→ Requirements:
Extract, unchanged, every line from the top of the material below through the line with "var unityData = unityX.map(function", and no more.

→ Source excerpt:
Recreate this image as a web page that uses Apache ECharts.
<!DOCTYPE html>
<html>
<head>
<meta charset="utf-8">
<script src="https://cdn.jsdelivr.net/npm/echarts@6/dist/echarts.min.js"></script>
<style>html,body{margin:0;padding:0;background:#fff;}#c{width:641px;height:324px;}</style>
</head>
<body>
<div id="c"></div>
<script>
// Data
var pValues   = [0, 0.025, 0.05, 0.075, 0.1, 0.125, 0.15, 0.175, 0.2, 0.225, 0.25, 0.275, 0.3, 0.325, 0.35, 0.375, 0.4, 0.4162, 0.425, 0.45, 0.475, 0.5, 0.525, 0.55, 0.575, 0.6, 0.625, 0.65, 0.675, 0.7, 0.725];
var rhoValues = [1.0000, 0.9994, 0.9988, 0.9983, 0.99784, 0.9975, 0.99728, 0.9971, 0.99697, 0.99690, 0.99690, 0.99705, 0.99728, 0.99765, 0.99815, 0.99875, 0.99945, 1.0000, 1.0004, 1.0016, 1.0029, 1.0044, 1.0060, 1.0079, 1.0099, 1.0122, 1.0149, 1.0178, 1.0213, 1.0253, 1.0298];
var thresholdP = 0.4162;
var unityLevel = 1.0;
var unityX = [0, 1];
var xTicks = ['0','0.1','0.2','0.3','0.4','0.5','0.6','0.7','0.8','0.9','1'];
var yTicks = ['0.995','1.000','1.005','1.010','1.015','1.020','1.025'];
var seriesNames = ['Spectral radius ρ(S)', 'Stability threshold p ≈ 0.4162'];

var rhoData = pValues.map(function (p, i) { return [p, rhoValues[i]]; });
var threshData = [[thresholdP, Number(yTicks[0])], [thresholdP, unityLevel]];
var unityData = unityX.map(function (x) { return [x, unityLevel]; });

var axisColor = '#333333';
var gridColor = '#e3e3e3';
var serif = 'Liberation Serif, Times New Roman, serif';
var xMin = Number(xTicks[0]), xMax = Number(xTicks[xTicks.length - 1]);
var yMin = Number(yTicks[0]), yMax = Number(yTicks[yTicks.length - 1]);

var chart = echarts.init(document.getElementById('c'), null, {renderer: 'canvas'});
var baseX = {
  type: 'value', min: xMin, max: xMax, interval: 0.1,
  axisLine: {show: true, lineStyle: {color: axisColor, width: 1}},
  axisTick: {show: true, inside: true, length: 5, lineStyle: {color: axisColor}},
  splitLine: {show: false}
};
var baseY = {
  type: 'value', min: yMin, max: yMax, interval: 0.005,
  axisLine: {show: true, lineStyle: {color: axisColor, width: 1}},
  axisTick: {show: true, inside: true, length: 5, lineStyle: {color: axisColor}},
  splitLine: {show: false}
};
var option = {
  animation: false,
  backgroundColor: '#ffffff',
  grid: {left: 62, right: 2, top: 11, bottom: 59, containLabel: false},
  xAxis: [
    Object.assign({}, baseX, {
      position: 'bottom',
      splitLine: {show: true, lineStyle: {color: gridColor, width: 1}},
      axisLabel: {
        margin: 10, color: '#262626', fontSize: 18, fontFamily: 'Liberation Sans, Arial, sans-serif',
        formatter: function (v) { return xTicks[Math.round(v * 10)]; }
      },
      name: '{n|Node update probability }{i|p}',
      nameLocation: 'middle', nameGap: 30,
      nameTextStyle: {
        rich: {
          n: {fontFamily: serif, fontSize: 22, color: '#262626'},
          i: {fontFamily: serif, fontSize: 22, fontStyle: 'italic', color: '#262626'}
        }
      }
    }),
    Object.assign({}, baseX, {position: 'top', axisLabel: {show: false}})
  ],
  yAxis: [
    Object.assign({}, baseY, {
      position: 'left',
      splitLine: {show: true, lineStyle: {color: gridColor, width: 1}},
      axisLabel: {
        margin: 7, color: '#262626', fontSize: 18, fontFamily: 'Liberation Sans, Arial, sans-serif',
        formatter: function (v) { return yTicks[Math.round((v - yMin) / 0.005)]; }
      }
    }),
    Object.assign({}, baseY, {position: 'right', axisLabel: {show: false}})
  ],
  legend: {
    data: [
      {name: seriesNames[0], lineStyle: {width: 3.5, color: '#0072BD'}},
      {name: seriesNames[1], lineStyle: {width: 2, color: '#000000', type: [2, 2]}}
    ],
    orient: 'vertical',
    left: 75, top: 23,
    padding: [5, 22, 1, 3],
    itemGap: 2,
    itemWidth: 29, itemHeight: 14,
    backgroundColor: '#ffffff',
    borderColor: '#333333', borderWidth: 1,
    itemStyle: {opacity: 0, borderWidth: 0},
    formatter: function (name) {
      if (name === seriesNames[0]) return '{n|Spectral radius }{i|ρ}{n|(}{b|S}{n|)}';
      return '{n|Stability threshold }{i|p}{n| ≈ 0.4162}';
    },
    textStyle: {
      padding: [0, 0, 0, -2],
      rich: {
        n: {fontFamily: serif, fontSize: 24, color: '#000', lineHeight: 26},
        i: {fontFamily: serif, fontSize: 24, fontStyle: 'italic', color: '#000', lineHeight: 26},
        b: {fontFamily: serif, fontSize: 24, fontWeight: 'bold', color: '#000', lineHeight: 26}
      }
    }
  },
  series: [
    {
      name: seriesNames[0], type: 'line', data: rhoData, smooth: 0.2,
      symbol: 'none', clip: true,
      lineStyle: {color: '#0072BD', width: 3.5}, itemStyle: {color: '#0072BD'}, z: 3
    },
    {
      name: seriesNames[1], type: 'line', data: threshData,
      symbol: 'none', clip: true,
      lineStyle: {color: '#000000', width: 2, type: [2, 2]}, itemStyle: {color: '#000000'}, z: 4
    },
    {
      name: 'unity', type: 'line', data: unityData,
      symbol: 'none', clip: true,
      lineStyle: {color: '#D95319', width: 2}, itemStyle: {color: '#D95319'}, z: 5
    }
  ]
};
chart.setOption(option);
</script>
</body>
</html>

→ Exercise solution:
Recreate this image as a web page that uses Apache ECharts.
<!DOCTYPE html>
<html>
<head>
<meta charset="utf-8">
<script src="https://cdn.jsdelivr.net/npm/echarts@6/dist/echarts.min.js"></script>
<style>html,body{margin:0;padding:0;background:#fff;}#c{width:641px;height:324px;}</style>
</head>
<body>
<div id="c"></div>
<script>
// Data
var pValues   = [0, 0.025, 0.05, 0.075, 0.1, 0.125, 0.15, 0.175, 0.2, 0.225, 0.25, 0.275, 0.3, 0.325, 0.35, 0.375, 0.4, 0.4162, 0.425, 0.45, 0.475, 0.5, 0.525, 0.55, 0.575, 0.6, 0.625, 0.65, 0.675, 0.7, 0.725];
var rhoValues = [1.0000, 0.9994, 0.9988, 0.9983, 0.99784, 0.9975, 0.99728, 0.9971, 0.99697, 0.99690, 0.99690, 0.99705, 0.99728, 0.99765, 0.99815, 0.99875, 0.99945, 1.0000, 1.0004, 1.0016, 1.0029, 1.0044, 1.0060, 1.0079, 1.0099, 1.0122, 1.0149, 1.0178, 1.0213, 1.0253, 1.0298];
var thresholdP = 0.4162;
var unityLevel = 1.0;
var unityX = [0, 1];
var xTicks = ['0','0.1','0.2','0.3','0.4','0.5','0.6','0.7','0.8','0.9','1'];
var yTicks = ['0.995','1.000','1.005','1.010','1.015','1.020','1.025'];
var seriesNames = ['Spectral radius ρ(S)', 'Stability threshold p ≈ 0.4162'];

var rhoData = pValues.map(function (p, i) { return [p, rhoValues[i]]; });
var threshData = [[thresholdP, Number(yTicks[0])], [thresholdP, unityLevel]];
var unityData = unityX.map(function (x) { return [x, unityLevel]; });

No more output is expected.